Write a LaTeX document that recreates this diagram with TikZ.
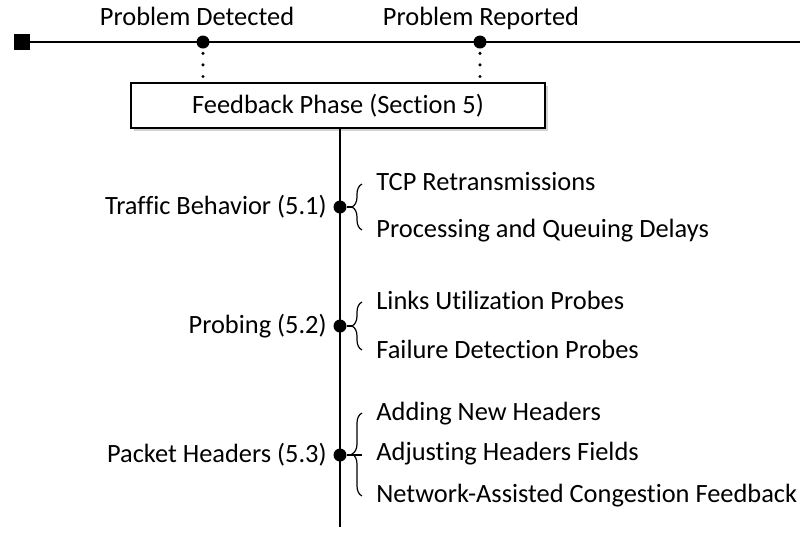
\documentclass[tikz,border=0pt]{standalone}
\usepackage{fontspec}
\setmainfont[Ligatures=NoCommon]{Carlito}
\usetikzlibrary{decorations.pathreplacing,shadows}

\begin{document}
\begin{tikzpicture}[x=0.5pt,y=0.5pt,
    dot/.style = {circle,fill=black,inner sep=0pt,minimum size=6.5pt},
    txt/.style = {inner sep=0pt,yshift=-1.5pt,font=\fontsize{13.2}{15}\selectfont},
    dots/.style = {line width=1.7pt,line cap=round,dash pattern=on 0pt off 5.8pt},
    grp/.style = {decorate,decoration={brace,amplitude=5pt,aspect=#1},semithick}]
\useasboundingbox (0,0) rectangle (800,-538);
% time line
\node[rectangle,fill=black,inner sep=0pt,minimum size=8pt] (start) at (22,-42) {};
\coordinate (tlend) at (800,-42);
\draw[line width=1pt] (start) -- (tlend);
\node[dot] (detected) at (203,-42) {};
\node[dot] (reported) at (480,-42) {};
\node[txt,anchor=mid] (detlbl) at (197,-18) {Problem Detected};
\node[txt,anchor=mid] (replbl) at (481,-18) {Problem Reported};
% feedback phase
\node[draw,line width=1pt,fill=white,minimum width=207pt,minimum height=22.5pt,
      drop shadow={shadow xshift=1.5pt,shadow yshift=-1.5pt,opacity=0.35},
      font=\fontsize{13.2}{15}\selectfont] (fb) at (338,-105.5) {Feedback Phase (Section 5)};
\draw[dots,shorten <=2.2pt,shorten >=2.4pt] (detected) -- (detected |- fb.north);
\draw[dots,shorten <=2.2pt,shorten >=2.4pt] (reported) -- (reported |- fb.north);
% categories
\foreach \y/\t [count=\j] in {-207/Traffic Behavior (5.1), -326/Probing (5.2), -455/Packet Headers (5.3)}
    \node[txt,anchor=mid east] (c\j) at (327,\y) {\t};
\coordinate (bottom) at (340,-527);
\draw[line width=1.2pt] (fb.south -| bottom) -- (bottom);
\foreach \y [count=\j] in {-207,-326,-455}
    \node[dot] (d\j) at (340,\y) {};
% braces
\draw[grp=0.5] (362,-230) -- (362,-184);
\draw[grp=0.5] (362,-350) -- (362,-302);
\draw[grp=0.506] (362,-496) -- (362,-413);
\coordinate (b3) at (362,-455);
\draw[semithick] (d1) -- ++(12,0);
\draw[semithick] (d2) -- ++(12,0);
\draw[semithick] (d3) -- (b3);
% items
\foreach \y/\t [count=\j] in {-183/TCP Retransmissions, -230/Processing and Queuing Delays,
    -302/Links Utilization Probes, -351/Failure Detection Probes,
    -413/Adding New Headers, -453/Adjusting Headers Fields,
    -495/Network-Assisted Congestion Feedback}
    \node[txt,anchor=mid west] (i\j) at (376,\y) {\t};
\end{tikzpicture}
\end{document}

===

=== Short problem ===
Copy the whole listing above word for word but do not carry over the pictures.

=== Result ===
Write a LaTeX document that recreates this diagram with TikZ.
\documentclass[tikz,border=0pt]{standalone}
\usepackage{fontspec}
\setmainfont[Ligatures=NoCommon]{Carlito}
\usetikzlibrary{decorations.pathreplacing,shadows}

\begin{document}
\begin{tikzpicture}[x=0.5pt,y=0.5pt,
    dot/.style = {circle,fill=black,inner sep=0pt,minimum size=6.5pt},
    txt/.style = {inner sep=0pt,yshift=-1.5pt,font=\fontsize{13.2}{15}\selectfont},
    dots/.style = {line width=1.7pt,line cap=round,dash pattern=on 0pt off 5.8pt},
    grp/.style = {decorate,decoration={brace,amplitude=5pt,aspect=#1},semithick}]
\useasboundingbox (0,0) rectangle (800,-538);
% time line
\node[rectangle,fill=black,inner sep=0pt,minimum size=8pt] (start) at (22,-42) {};
\coordinate (tlend) at (800,-42);
\draw[line width=1pt] (start) -- (tlend);
\node[dot] (detected) at (203,-42) {};
\node[dot] (reported) at (480,-42) {};
\node[txt,anchor=mid] (detlbl) at (197,-18) {Problem Detected};
\node[txt,anchor=mid] (replbl) at (481,-18) {Problem Reported};
% feedback phase
\node[draw,line width=1pt,fill=white,minimum width=207pt,minimum height=22.5pt,
      drop shadow={shadow xshift=1.5pt,shadow yshift=-1.5pt,opacity=0.35},
      font=\fontsize{13.2}{15}\selectfont] (fb) at (338,-105.5) {Feedback Phase (Section 5)};
\draw[dots,shorten <=2.2pt,shorten >=2.4pt] (detected) -- (detected |- fb.north);
\draw[dots,shorten <=2.2pt,shorten >=2.4pt] (reported) -- (reported |- fb.north);
% categories
\foreach \y/\t [count=\j] in {-207/Traffic Behavior (5.1), -326/Probing (5.2), -455/Packet Headers (5.3)}
    \node[txt,anchor=mid east] (c\j) at (327,\y) {\t};
\coordinate (bottom) at (340,-527);
\draw[line width=1.2pt] (fb.south -| bottom) -- (bottom);
\foreach \y [count=\j] in {-207,-326,-455}
    \node[dot] (d\j) at (340,\y) {};
% braces
\draw[grp=0.5] (362,-230) -- (362,-184);
\draw[grp=0.5] (362,-350) -- (362,-302);
\draw[grp=0.506] (362,-496) -- (362,-413);
\coordinate (b3) at (362,-455);
\draw[semithick] (d1) -- ++(12,0);
\draw[semithick] (d2) -- ++(12,0);
\draw[semithick] (d3) -- (b3);
% items
\foreach \y/\t [count=\j] in {-183/TCP Retransmissions, -230/Processing and Queuing Delays,
    -302/Links Utilization Probes, -351/Failure Detection Probes,
    -413/Adding New Headers, -453/Adjusting Headers Fields,
    -495/Network-Assisted Congestion Feedback}
    \node[txt,anchor=mid west] (i\j) at (376,\y) {\t};
\end{tikzpicture}
\end{document}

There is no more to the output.